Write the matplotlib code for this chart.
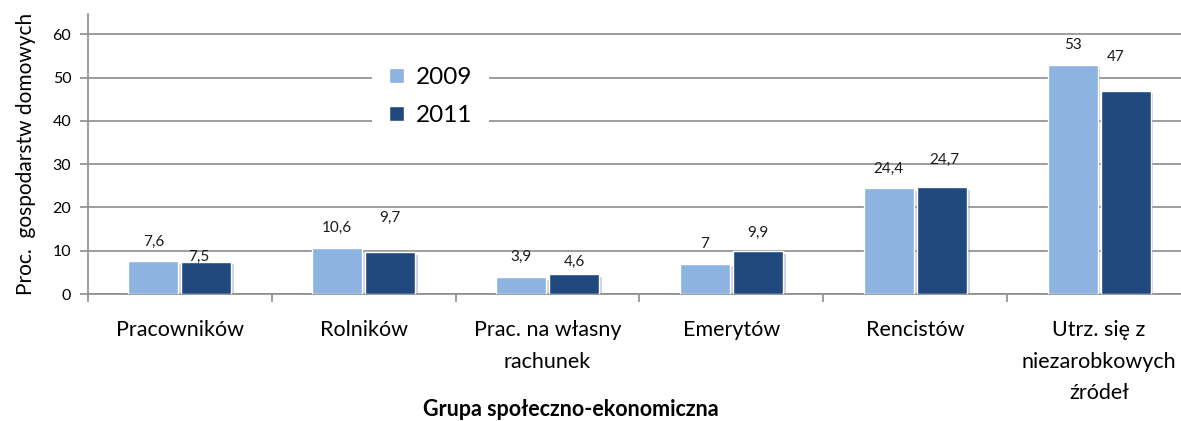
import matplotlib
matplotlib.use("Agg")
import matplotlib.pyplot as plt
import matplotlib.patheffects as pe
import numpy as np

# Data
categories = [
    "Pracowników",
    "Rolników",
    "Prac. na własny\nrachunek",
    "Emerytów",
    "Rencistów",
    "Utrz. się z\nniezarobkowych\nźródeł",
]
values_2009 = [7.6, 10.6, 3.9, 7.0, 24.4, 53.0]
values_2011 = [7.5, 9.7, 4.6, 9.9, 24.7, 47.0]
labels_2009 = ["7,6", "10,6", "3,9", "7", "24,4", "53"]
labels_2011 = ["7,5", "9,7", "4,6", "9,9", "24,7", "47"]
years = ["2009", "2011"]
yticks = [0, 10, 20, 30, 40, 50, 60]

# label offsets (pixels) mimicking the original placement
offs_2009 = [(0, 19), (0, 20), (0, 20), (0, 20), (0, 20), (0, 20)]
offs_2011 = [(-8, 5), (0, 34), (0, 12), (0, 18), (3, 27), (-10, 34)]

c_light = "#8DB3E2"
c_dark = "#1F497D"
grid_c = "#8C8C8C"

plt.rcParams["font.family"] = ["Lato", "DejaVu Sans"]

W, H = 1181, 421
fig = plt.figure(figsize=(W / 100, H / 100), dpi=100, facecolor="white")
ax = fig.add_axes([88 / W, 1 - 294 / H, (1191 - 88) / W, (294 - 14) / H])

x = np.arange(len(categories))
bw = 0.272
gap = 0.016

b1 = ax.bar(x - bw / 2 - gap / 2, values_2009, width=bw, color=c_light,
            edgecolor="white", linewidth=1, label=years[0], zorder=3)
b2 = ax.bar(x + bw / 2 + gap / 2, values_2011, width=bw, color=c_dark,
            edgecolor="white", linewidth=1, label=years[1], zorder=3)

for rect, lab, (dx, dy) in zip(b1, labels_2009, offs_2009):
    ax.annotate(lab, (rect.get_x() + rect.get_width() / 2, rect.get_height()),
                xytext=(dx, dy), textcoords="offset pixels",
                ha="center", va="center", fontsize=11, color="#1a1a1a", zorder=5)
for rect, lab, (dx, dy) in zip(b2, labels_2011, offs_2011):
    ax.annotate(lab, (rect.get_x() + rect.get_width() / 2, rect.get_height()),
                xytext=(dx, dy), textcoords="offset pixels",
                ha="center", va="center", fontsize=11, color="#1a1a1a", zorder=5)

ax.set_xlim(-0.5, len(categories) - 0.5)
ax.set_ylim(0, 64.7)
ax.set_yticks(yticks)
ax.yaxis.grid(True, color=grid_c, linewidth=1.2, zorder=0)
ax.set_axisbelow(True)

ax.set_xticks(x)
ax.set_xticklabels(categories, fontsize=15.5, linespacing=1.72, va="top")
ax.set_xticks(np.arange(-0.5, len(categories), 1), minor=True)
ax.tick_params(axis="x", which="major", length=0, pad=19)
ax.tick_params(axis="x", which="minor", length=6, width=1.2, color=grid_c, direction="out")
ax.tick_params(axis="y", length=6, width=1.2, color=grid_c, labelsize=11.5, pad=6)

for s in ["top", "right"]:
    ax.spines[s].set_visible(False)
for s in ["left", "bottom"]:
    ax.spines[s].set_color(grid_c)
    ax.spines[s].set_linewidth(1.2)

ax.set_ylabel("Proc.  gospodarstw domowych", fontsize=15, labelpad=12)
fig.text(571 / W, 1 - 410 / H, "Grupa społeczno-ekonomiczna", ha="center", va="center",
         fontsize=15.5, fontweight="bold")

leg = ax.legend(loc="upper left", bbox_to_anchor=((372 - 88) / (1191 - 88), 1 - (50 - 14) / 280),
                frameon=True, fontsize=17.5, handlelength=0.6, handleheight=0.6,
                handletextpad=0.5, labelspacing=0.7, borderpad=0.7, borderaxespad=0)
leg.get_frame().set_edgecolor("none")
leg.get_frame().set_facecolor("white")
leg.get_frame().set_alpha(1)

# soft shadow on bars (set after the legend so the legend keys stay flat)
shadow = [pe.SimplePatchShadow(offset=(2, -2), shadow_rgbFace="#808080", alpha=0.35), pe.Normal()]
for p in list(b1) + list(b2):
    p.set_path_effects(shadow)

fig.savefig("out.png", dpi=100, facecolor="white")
——————————
What is asked: Repeat only what lies between the start of the data and the end of the line containing "import numpy as np", exactly, with pictures left out.

Solved exercise:
Write the matplotlib code for this chart.
import matplotlib
matplotlib.use("Agg")
import matplotlib.pyplot as plt
import matplotlib.patheffects as pe
import numpy as np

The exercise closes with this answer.